接到安鹤笙电话的时候,虞在渊正在打工的店里做最后一天工,准备等工作结束,就回家拿上礼物返回学校。
安鹤笙空洞无望的语气令他胸口狠狠一紧,几乎想也没想就答应了。
这不仅是因为他喜欢安鹤笙。
在他因为家里的状况,每一天都拼尽全力隐忍压抑的日子里,他也每一天都想逃离这叫人窒息的生活。
只有和安鹤笙在一起的时候,他才能畅快地呼吸。
挂断电话后,虞在渊脱下制服跑出店门,一路向家里飞奔,耳畔的风声激颤狂躁,一如他的心跳和混乱的心绪。他跑得几乎喘不过气,仿佛身后有一只庞然巨物在追赶他。
他已经分不清自己是在害怕还是在雀跃。他不敢听内心深处的诘问——如果你抛下一切一走了之,妈妈和妹妹该怎么办?
快点,再快点。在大脑清醒过来之前,就让身体做决定吧。
但人生就像一条苦难的河流,充满未知的险恶波澜。而人只是一粒沙,在生命的苦楚中,看不到整条河的流向。

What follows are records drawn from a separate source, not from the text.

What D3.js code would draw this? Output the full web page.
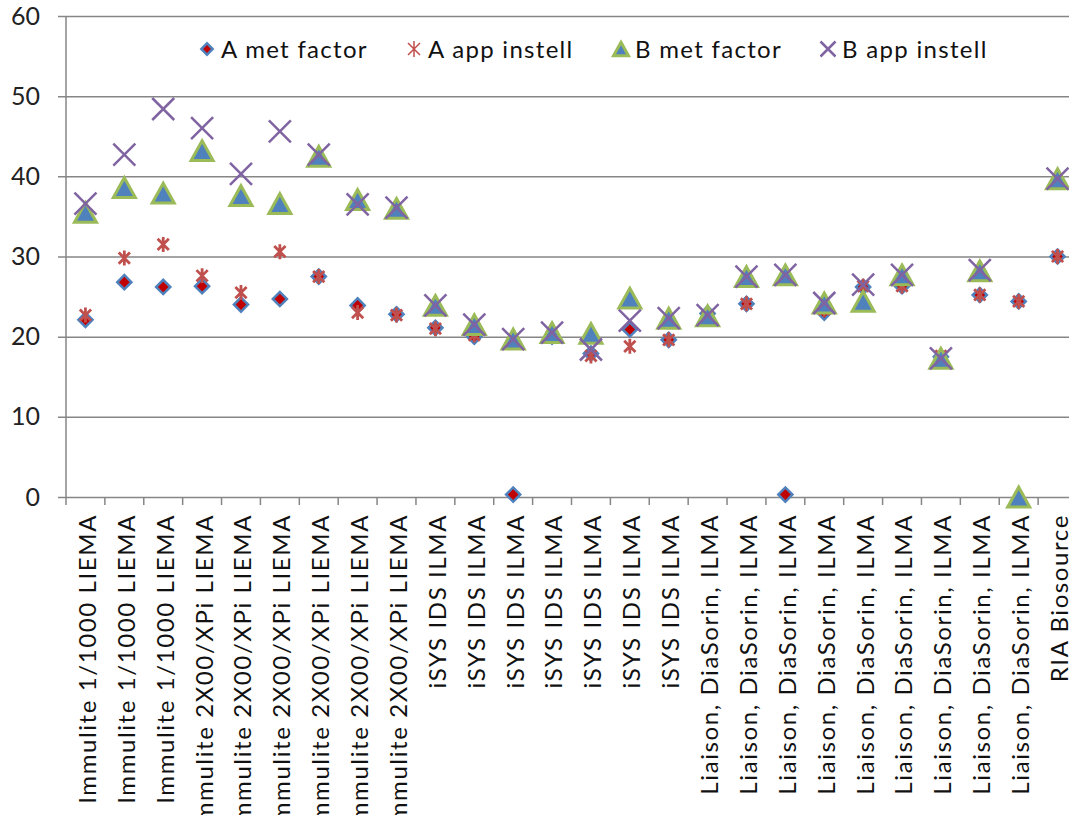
<!DOCTYPE html>
<head>
<meta charset="utf-8">
<script src="https://d3js.org/d3.v7.min.js"></script>
<style>
	body { margin: 0; background: #fff; }
	svg { display: block; font-family: Lato, "Open Sans", sans-serif; }
</style>
</head>
<body>
<svg></svg>
<script>
	var categories = [
		'Immulite 1/1000 LIEMA', 'Immulite 1/1000 LIEMA', 'Immulite 1/1000 LIEMA',
		'Immulite 2X00/XPi LIEMA', 'Immulite 2X00/XPi LIEMA', 'Immulite 2X00/XPi LIEMA',
		'Immulite 2X00/XPi LIEMA', 'Immulite 2X00/XPi LIEMA', 'Immulite 2X00/XPi LIEMA',
		'iSYS IDS ILMA', 'iSYS IDS ILMA', 'iSYS IDS ILMA', 'iSYS IDS ILMA',
		'iSYS IDS ILMA', 'iSYS IDS ILMA', 'iSYS IDS ILMA',
		'Liaison, DiaSorin, ILMA', 'Liaison, DiaSorin, ILMA', 'Liaison, DiaSorin, ILMA',
		'Liaison, DiaSorin, ILMA', 'Liaison, DiaSorin, ILMA', 'Liaison, DiaSorin, ILMA',
		'Liaison, DiaSorin, ILMA', 'Liaison, DiaSorin, ILMA', 'Liaison, DiaSorin, ILMA',
		'RIA Biosource'
	];
	var aMet = [22.1, 26.8, 26.2, 26.3, 24.0, 24.7, 27.5, 23.9, 22.8, 21.1, 20.0, 0.3, 20.0, 17.9, 20.9, 19.6, 22.9, 24.1, 0.3, 23.0, 26.2, 26.3, 17.5, 25.2, 24.4, 30.0];
	var aApp = [22.7, 29.8, 31.5, 27.6, 25.5, 30.6, 27.5, 23.0, 22.7, 21.0, 20.2, null, 20.1, 17.6, 18.8, 19.6, 22.5, 24.1, null, 23.4, 26.3, 26.3, 17.6, 25.2, 24.4, 30.0];
	var bMet = [35.5, 38.6, 37.9, 43.2, 37.6, 36.6, 42.5, 37.1, 36.0, 23.9, 21.5, 19.7, 20.5, 20.4, 24.8, 22.3, 22.6, 27.5, 27.7, 24.2, 24.4, 27.7, 17.3, 28.2, 0, 39.7];
	var bApp = [36.6, 42.7, 48.4, 46.0, 40.3, 45.6, 42.7, 36.5, 36.1, 23.9, 21.5, 19.7, 20.5, 18.4, 22.0, 22.3, 22.7, 27.5, 27.7, 24.2, 26.5, 27.7, 17.3, 28.3, null, 39.7];
	var seriesNames = ['A met factor', 'A app instell', 'B met factor', 'B app instell'];
	var yTicks = [0, 10, 20, 30, 40, 50, 60];

	var width = 1069, height = 815;
	var plotLeft = 66, plotRight = 1077, plotTop = 16, plotBottom = 497;
	var grid = '#868686';

	var svg = d3.select('svg').attr('width', width).attr('height', height);

	var x = d3.scaleBand().domain(d3.range(categories.length)).range([plotLeft, plotRight]).padding(0);
	var y = d3.scaleLinear().domain([0, 60]).range([plotBottom, plotTop]);

	// gridlines + y labels (gridlines stick out 8px left of the axis)
	var yAxis = svg.append('g')
		.attr('transform', 'translate(58,0)')
		.call(d3.axisLeft(y).tickValues(yTicks).tickSize(-(plotRight - 58)).tickPadding(18));
	yAxis.select('.domain').remove();
	yAxis.selectAll('line').attr('stroke', grid).attr('stroke-width', 1.5);
	yAxis.selectAll('text').attr('font-size', 25).attr('font-family', 'Lato').attr('fill', '#222');

	svg.append('line')
		.attr('x1', plotLeft).attr('x2', plotLeft).attr('y1', plotTop).attr('y2', plotBottom + 8)
		.attr('stroke', grid).attr('stroke-width', 1.5);

	// category ticks at band edges
	svg.append('g').selectAll('line')
		.data(d3.range(1, categories.length))
		.join('line')
		.attr('x1', function (d) { return x(d); })
		.attr('x2', function (d) { return x(d); })
		.attr('y1', plotBottom).attr('y2', plotBottom + 8)
		.attr('stroke', grid).attr('stroke-width', 1.5);

	// category labels
	var xAxis = svg.append('g')
		.attr('transform', 'translate(0,' + plotBottom + ')')
		.call(d3.axisBottom(x).tickSize(0).tickFormat(function (i) { return categories[i]; }));
	xAxis.select('.domain').remove();
	xAxis.selectAll('text')
		.attr('font-size', 24)
		.attr('font-family', 'Lato')
		.attr('fill', '#111')
		.attr('letter-spacing', 1.6)
		.attr('text-anchor', 'end')
		.attr('dy', '0.35em')
		.attr('transform', 'translate(2,17) rotate(-90)')
		.attr('x', 0).attr('y', 0);

	// marker painters
	function diamond(g, s) {
		g.append('rect')
			.attr('x', -s / 2).attr('y', -s / 2).attr('width', s).attr('height', s)
			.attr('transform', 'rotate(45)')
			.attr('fill', '#C00000').attr('stroke', '#4F81BD').attr('stroke-width', 2.5);
	}
	function star(g, s, w) {
		var r = s / 2, k = r * 0.75;
		g.append('path')
			.attr('d', 'M0,' + (-r) + 'V' + r + 'M' + (-k) + ',' + (-k) + 'L' + k + ',' + k + 'M' + (-k) + ',' + k + 'L' + k + ',' + (-k))
			.attr('stroke', '#C0504D').attr('stroke-width', w || 2.8).attr('fill', 'none');
	}
	function triangle(g, s) {
		var h = s * 0.9;
		g.append('path')
			.attr('d', 'M0,' + (-h / 2) + 'L' + (s / 2) + ',' + (h / 2) + 'L' + (-s / 2) + ',' + (h / 2) + 'Z')
			.attr('fill', '#4F81BD').attr('stroke', '#9BBB59').attr('stroke-width', 3).attr('stroke-linejoin', 'miter');
	}
	function cross(g, s) {
		var r = s / 2;
		g.append('path')
			.attr('d', 'M' + (-r) + ',' + (-r) + 'L' + r + ',' + r + 'M' + (-r) + ',' + r + 'L' + r + ',' + (-r))
			.attr('stroke', '#8064A2').attr('stroke-width', 2.5).attr('fill', 'none');
	}

	var series = [
		{name: seriesNames[0], values: aMet, draw: diamond, size: 10, legendSize: 8},
		{name: seriesNames[1], values: aApp, draw: star, size: 15, legendSize: 16, legendWidth: 1.5},
		{name: seriesNames[2], values: bMet, draw: triangle, size: 22, legendSize: 15},
		{name: seriesNames[3], values: bApp, draw: cross, size: 22, legendSize: 15}
	];

	series.forEach(function (s) {
		svg.append('g').attr('class', 'series')
			.selectAll('g')
			.data(s.values.map(function (v, i) { return {i: i, v: v}; }).filter(function (d) { return d.v != null; }))
			.join('g')
			.attr('transform', function (d) { return 'translate(' + (x(d.i) + x.bandwidth() / 2) + ',' + y(d.v) + ')'; })
			.each(function () { s.draw(d3.select(this), s.size); });
	});

	// legend
	var legend = svg.append('g').attr('transform', 'translate(207,49)');
	var item = legend.selectAll('g').data(series).join('g')
		.attr('transform', function (d, i) { return 'translate(' + (i * 207) + ',0)'; });
	item.each(function (d) { d.draw(d3.select(this), d.legendSize, d.legendWidth); });
	item.append('text')
		.attr('x', 14).attr('dy', '0.36em')
		.attr('font-size', 24).attr('font-family', 'Lato').attr('fill', '#111')
		.attr('letter-spacing', 1.3)
		.text(function (d) { return d.name; });
</script>
</body>
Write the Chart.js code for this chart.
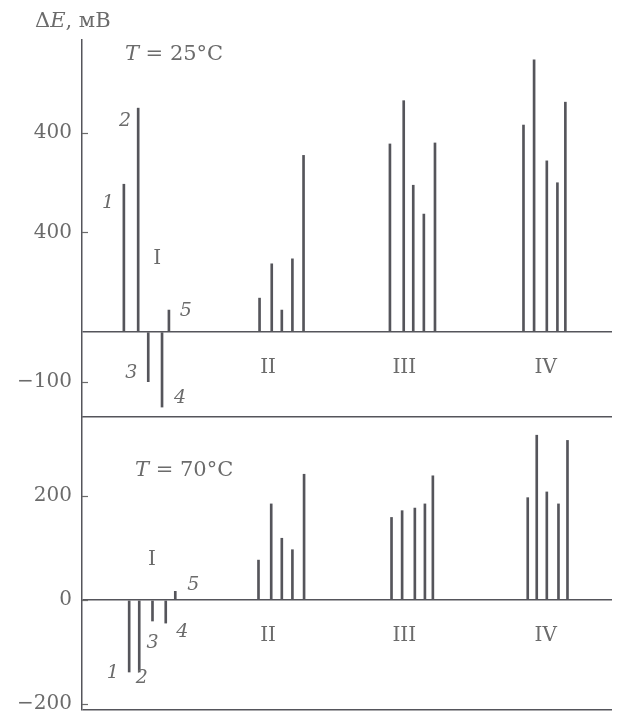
<!DOCTYPE html>
<html>
<head>
<meta charset="utf-8">
<script src="https://cdn.jsdelivr.net/npm/chart.js@4.4.1/dist/chart.umd.min.js"></script>
<style>
  body { margin: 0; background: #fff; }
  #wrap { position: relative; width: 618px; height: 712px; }
  canvas { position: absolute; left: 0; }
  #topChart { top: 0; }
  #bottomChart { top: 400px; }
</style>
</head>
<body>
<div id="wrap">
  <canvas id="topChart" width="618" height="420"></canvas>
  <canvas id="bottomChart" width="618" height="312"></canvas>
</div>
<script>
const groups = ['I', 'II', 'III', 'IV'];
const samples = ['1', '2', '3', '4', '5'];

// where each sample sits along the axis (0..100), one row per group
const xTop = [
    [7.9, 10.6, 12.5, 15.1, 16.4],
    [33.5, 35.8, 37.7, 39.7, 41.8],
    [58.1, 60.7, 62.5, 64.5, 66.6],
    [83.3, 85.3, 87.7, 89.7, 91.2]
];
const xBottom = [
    [8.9, 10.8, 13.3, 15.8, 17.6],
    [33.3, 35.7, 37.7, 39.7, 41.9],
    [58.4, 60.4, 62.8, 64.7, 66.2],
    [84.1, 85.8, 87.7, 89.9, 91.6]
];

// dE, mV at 25 C
const valTop = [
    [297, 450, -100, -151, 44],
    [68, 137, 44, 147, 355],
    [378, 465, 295, 237, 380],
    [416, 547, 344, 300, 462]
];
// dE, mV at 70 C
const valBottom = [
    [-138, -138, -40, -44, 17],
    [77, 185, 119, 97, 242],
    [159, 172, 177, 185, 239],
    [197, 317, 208, 185, 307]
];

const tickTop = [-100, 200, 400];
const tickTopLabels = ['\u2212100', '400', '400'];
const tickBottom = [-200, 0, 200];
const tickBottomLabels = ['\u2212200', '0', '200'];

const serif = '"DejaVu Serif", serif';
const textColor = '#6b6b6b';
const lineColor = '#55555b';

const notesPlugin = {
    id: 'notes',
    afterDraw(chart, args, opts) {
        const ctx = chart.ctx;
        const xs = chart.scales.x;
        const ys = chart.scales.y;
        const area = chart.chartArea;
        ctx.save();

        // small inner tick marks
        ctx.strokeStyle = textColor;
        ctx.lineWidth = 1.2;
        (opts.ticks || []).forEach(v => {
            const py = Math.round(ys.getPixelForValue(v)) + 0.5;
            ctx.beginPath();
            ctx.moveTo(area.left, py);
            ctx.lineTo(area.left + 6, py);
            ctx.stroke();
        });

        ctx.fillStyle = textColor;
        ctx.textBaseline = 'middle';
        (opts.items || []).forEach(item => {
            let px = xs.getPixelForValue(item.x);
            const py = ys.getPixelForValue(item.y);
            ctx.textAlign = item.parts ? 'left' : 'center';
            if (item.parts) {
                item.parts.forEach(p => {
                    ctx.font = (p[1] ? 'italic ' : '') + item.size + 'px ' + serif;
                    ctx.fillText(p[0], px, py);
                    px += ctx.measureText(p[0]).width;
                });
            } else {
                ctx.font = (item.italic ? 'italic ' : '') + item.size + 'px ' + serif;
                ctx.fillText(item.text, px, py);
            }
        });

        if (opts.title) {
            let px = area.left - 47;
            const py = area.top - 18;
            ctx.textAlign = 'left';
            opts.title.forEach(p => {
                ctx.font = (p[1] ? 'italic ' : '') + '21px ' + serif;
                ctx.fillText(p[0], px, py);
                px += ctx.measureText(p[0]).width;
            });
        }
        ctx.restore();
    }
};

function makePanel(canvasId, xs, vals, ticks, labels, yMin, yMax, padding, notes, title) {
    const points = [];
    groups.forEach((g, gi) => {
        samples.forEach((s, si) => {
            points.push({ x: xs[gi][si], y: vals[gi][si] });
        });
    });

    const ctx = document.getElementById(canvasId).getContext('2d');
    return new Chart(ctx, {
        type: 'bar',
        data: {
            datasets: [{
                data: points,
                backgroundColor: lineColor,
                barThickness: 2
            }]
        },
        plugins: [notesPlugin],
        options: {
            responsive: false,
            animation: false,
            layout: { padding: padding },
            scales: {
                x: {
                    type: 'linear',
                    min: 0,
                    max: 100,
                    offset: false,
                    display: false
                },
                y: {
                    min: yMin,
                    max: yMax,
                    afterBuildTicks: scale => {
                        const vals = Array.from(new Set([yMin, 0].concat(ticks))).sort((a, b) => a - b);
                        scale.ticks = vals.map(v => ({ value: v }));
                    },
                    afterFit: scale => {
                        scale.width = 82;
                        scale.paddingTop = 0;
                        scale.paddingBottom = 0;
                    },
                    ticks: {
                        autoSkip: false,
                        padding: 10,
                        color: textColor,
                        font: { family: serif, size: 20 },
                        callback: value => {
                            const i = ticks.indexOf(value);
                            return i < 0 ? '' : labels[i];
                        }
                    },
                    grid: {
                        drawTicks: false,
                        lineWidth: 1.5,
                        color: c => (c.tick && (c.tick.value === 0 || c.tick.value === yMin)) ? lineColor : 'rgba(0,0,0,0)'
                    },
                    border: { display: true, color: lineColor, width: 1.5 }
                }
            },
            plugins: {
                legend: { display: false },
                tooltip: { enabled: false },
                notes: { items: notes, ticks: ticks, title: title }
            }
        }
    });
}

const notesTop = [
    { parts: [['T', true], [' = 25\u00B0C', false]], x: 8.1, y: 557, size: 21 },
    { text: '1', italic: true, x: 4.9, y: 259, size: 19 },
    { text: '2', italic: true, x: 8.1, y: 424, size: 19 },
    { text: '3', italic: true, x: 9.3, y: -82, size: 19 },
    { text: '4', italic: true, x: 18.5, y: -133, size: 19 },
    { text: '5', italic: true, x: 19.6, y: 42, size: 19 },
    { text: 'I', x: 14.2, y: 147, size: 20 },
    { text: 'II', x: 35.1, y: -72, size: 20 },
    { text: 'III', x: 60.8, y: -72, size: 20 },
    { text: 'IV', x: 87.5, y: -72, size: 20 }
];
const notesBottom = [
    { parts: [['T', true], [' = 70\u00B0C', false]], x: 10.0, y: 250, size: 21 },
    { text: '1', italic: true, x: 5.8, y: -140, size: 19 },
    { text: '2', italic: true, x: 11.3, y: -150, size: 19 },
    { text: '3', italic: true, x: 13.3, y: -83, size: 19 },
    { text: '4', italic: true, x: 18.9, y: -62, size: 19 },
    { text: '5', italic: true, x: 21.0, y: 29, size: 19 },
    { text: 'I', x: 13.2, y: 77, size: 20 },
    { text: 'II', x: 35.1, y: -69, size: 20 },
    { text: 'III', x: 60.8, y: -69, size: 20 },
    { text: 'IV', x: 87.5, y: -69, size: 20 }
];

makePanel('topChart', xTop, valTop, tickTop, tickTopLabels, -171, 587,
    { left: 0, right: 6, top: 40, bottom: 3 }, notesTop,
    [['\u0394', false], ['E', true], [', \u043C\u0412', false]]);

makePanel('bottomChart', xBottom, valBottom, tickBottom, tickBottomLabels, -211, 352,
    { left: 0, right: 6, top: 17, bottom: 2 }, notesBottom, null);
</script>
</body>
</html>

当虞在渊满身大汗狂奔回家,发现家里大门开着,虞山眠撕心裂肺的哭声响彻楼道。
他迈进遍地狼藉的屋里,找到了缩在墙角大哭的妹妹,发现她披头散发,脸颊红肿,嘴角都破了。
他问发生了什么事,虞山眠大哭着告诉他,妈妈病了,经常浮肿、浑身乏力、呼吸困难,也吃不下饭。可她一直咬牙硬撑,直到前不久在市场干活的时候晕倒,送去医院检查出了尿毒症。而那些反应,才只是早期症状,需要尽早做透析治疗。
以家里的状况,根本负担不了长期透析的费用,更别说深入治疗或是肾脏移植。妈妈不想让虞在渊担心,影响他学习,就让妹妹什么也不要对他说。
没想到今天那个赌狗突然回来,家里只有虞山眠一个人在。他问她,妈妈把钱放在了哪。虞山眠不肯说,他就开始翻箱倒柜。
虞山眠急了,上前阻止,结果被赌狗揪着头发狠狠打了一顿。最后赌狗找到母子三人辛苦攒钱的存折扬长而去,就在虞在渊回来的几分钟之前。
说完这些,虞山眠抱着虞在渊嚎啕大哭,不停地问怎么办,妈妈要怎么办,我们要怎么办。
虞在渊大脑一片空白,回过神的时候,手里已经拿起尖长的菜刀追了出去。他在通往街道的小巷里追上了赌狗,二话不说,一刀捅了过去,然后从倒在地上的赌狗口袋里翻出了染血的存折。
之后他自己报了警。在警局做笔录时,得知赌狗没死,他还有点遗憾那一刀捅得太轻了。